Para aportar la metodología al proyecto, Aranguren contactó con la Fundación para la Reconciliación. Se puso en marcha un grupo inicial de unos 40 profesores de escuelas católicas, de los que pronto solo quedaron 25 voluntarios. «Es un proceso muy duro, pero también muy catártico, muy terapéutico», constata. «El cambio de actitud que he visto del inicio al fin ha sido enorme. Jóvenes, que podríamos decir aquí, macarras y vagos, con una formación muy precaria, se han liberado de experiencias traumáticas que los paralizaban, y hoy son líderes en sus escuelas».

Aranguren se encontró con casos como el de una profesora, cuyo marido había sido asesinado por los paramilitares, que reconoció: «Yo no puedo ser maestra con este odio dentro. No les puedo transmitir esto a mis alumnos».

El proceso terminó con un gran encuentro al que asistieron el obispo, varios sacerdotes y otros invitados.

«El perdón libera»

Todo proceso de perdón, dice Leonel Narváez, comienza con estas palabras: «Mi agresor es un hijo de puta». En el proceso, sin embargo, en el trabajo de grupo con otras víctimas y victimarios, se produce «un giro narrativo radical»: «Dios mío, en esto que hizo, a lo mejor no tuvo tanta culpa, porque no recibió educación, no tuvo recursos…». «El milagro se produce cuando soy capaz de afrontar mi memoria y sentir compasión por el otro, incorporar su relato al mío», de modo que «pongo fin al ciclo que de la rabia lleva al rencor, y de ahí al deseo de retaliación (venganza), las tres R». Y esto lo ha aplicado el presidente de la Fundación para la Reconciliación tanto en el conflicto armado, como en problemas conyugales. «En Bogotá me conocen como a un experto en cuernos», bromea, explicando cómo ha ayudado a muchas parejas a reconciliarse, haciéndole ver al otro «que la culpa en una infidelidad también fue en parte suya, por haber desatendido al otro cónyuge».

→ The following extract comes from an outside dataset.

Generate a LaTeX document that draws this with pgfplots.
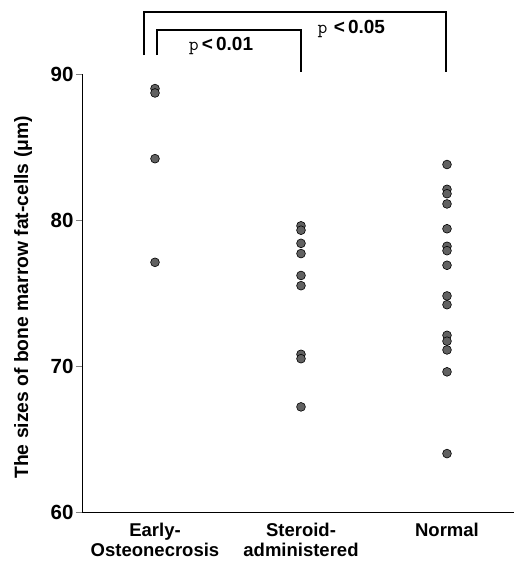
\documentclass[border=0pt]{standalone}
\usepackage{pgfplots}
\pgfplotsset{compat=1.18}
\usepackage{fontspec}
\setmainfont{Liberation Sans}
\begin{document}
\begin{tikzpicture}
\begin{axis}[
  scale only axis,
  width=432pt, height=438pt,
  xmin=0.5, xmax=3.459,
  ymin=60, ymax=90,
  axis x line=bottom, axis y line=left,
  axis line style={-, line width=0.9pt},
  clip=false,
  xtick={1,2,3},
  xticklabels={Early-\\Osteonecrosis, Steroid-\\administered, Normal},
  xtick style={draw=none},
  xticklabel style={align=center, anchor=north, font=\fontsize{18.5}{19.5}\selectfont\bfseries, yshift=-2pt},
  ytick={60,70,80,90},
  tick align=outside,
  major tick length=6pt,
  ytick style={line width=0.8pt},
  yticklabel style={font=\fontsize{20.5}{22}\selectfont\bfseries, xshift=1pt},
  /pgf/number format/assume math mode=true,
  ylabel={The sizes of bone marrow fat-cells (μm)},
  ylabel style={at={(axis description cs:-0.136,0.49)}, anchor=center, font=\fontsize{19.3}{21}\selectfont\bfseries},
]
\addplot[only marks, mark=*, mark size=4.4pt, mark options={fill=black!62, draw=black, line width=0.6pt}]
  table {
x y
1 89.0
1 88.7
1 84.2
1 77.1
2 79.6
2 79.3
2 78.4
2 77.7
2 76.2
2 75.5
2 70.8
2 70.5
2 67.2
3 83.8
3 82.1
3 81.8
3 81.1
3 79.4
3 78.2
3 77.9
3 76.9
3 74.8
3 74.2
3 72.1
3 71.7
3 71.1
3 69.6
3 64.0
};
\draw[line width=1.4pt] (axis cs:0.925,91.3) |- (axis cs:2.993,94.25) -- (axis cs:2.993,90.14);
\draw[line width=1.4pt] (axis cs:1.014,91.3) |- (axis cs:2.0,93.0) -- (axis cs:2.0,90.14);
\node[font=\fontsize{19}{20}\selectfont] at (axis cs:1.452,91.95) {{\ttfamily p}\,\textbf{<\,0.01}};
\node[font=\fontsize{19}{20}\selectfont] at (axis cs:2.345,93.1) {{\ttfamily p}\,\,\textbf{<\,0.05}};
\end{axis}
\pgfresetboundingbox
\path[use as bounding box] ([xshift=-82pt,yshift=-51pt]current axis.south west) rectangle ([xshift=2pt,yshift=74pt]current axis.north east);
\end{tikzpicture}
\end{document}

Afrontar la memoria, matiza, «no significa traicionar la verdad de lo sucedido», sino darle «un nuevo sentido», un proceso que, por experiencia propia, sabe que puede llegar a ser muy duro. El propio Narváez confiesa que necesita a menudo perfumarse su mano derecha. Destinado en la selva, acostumbraba a «recoger cadáveres de víctimas del conflicto de un río grande por el que pasaban muchos muertos flotando para darles cristiana sepultura», aun a sabiendas de que «nos metíamos en un problema serio con el Gobierno». Al recoger un cuerpo, «se me abrió el cerebro y se me quedaron todos los sesos en la mano. Han pasado más de 15 años, pero todavía no puedo olvidar ese olor fétido».

Un paso más allá del perdón es la reconciliación. «Quien perdona tiene un 99 % del proceso recorrido», pero además Narváez promueve encuentros de justicia restaurativa entre víctimas y victimarios, con el objetivo de que «puedan retomar una vida en común». Aunque esto «no siempre es posible». A veces, «porque el asesino es un rostro anónimo, un nombre, como la guerrilla». Y en otras ocasiones, porque «no es deseable», caso de «una niña que ha sido violada por su padre. Y aunque lo pueda perdonar, no es bueno exponerla a volver a ser agredida por él».

Con todo, quien logra perdonar «se libera, le cambia hasta la cara, deja de volverle a la memoria continuamente el daño que sufrió», rememora Luis Aranguren, de la Fundación SM, al término de un programa de año y medio que la organización española ha llevado a cabo en una de las zonas más violentas de Colombia. «El perdón –añade– es unilateral, no necesito a la otra parte. Y me sirve para poder seguir viviendo mi vida en paz».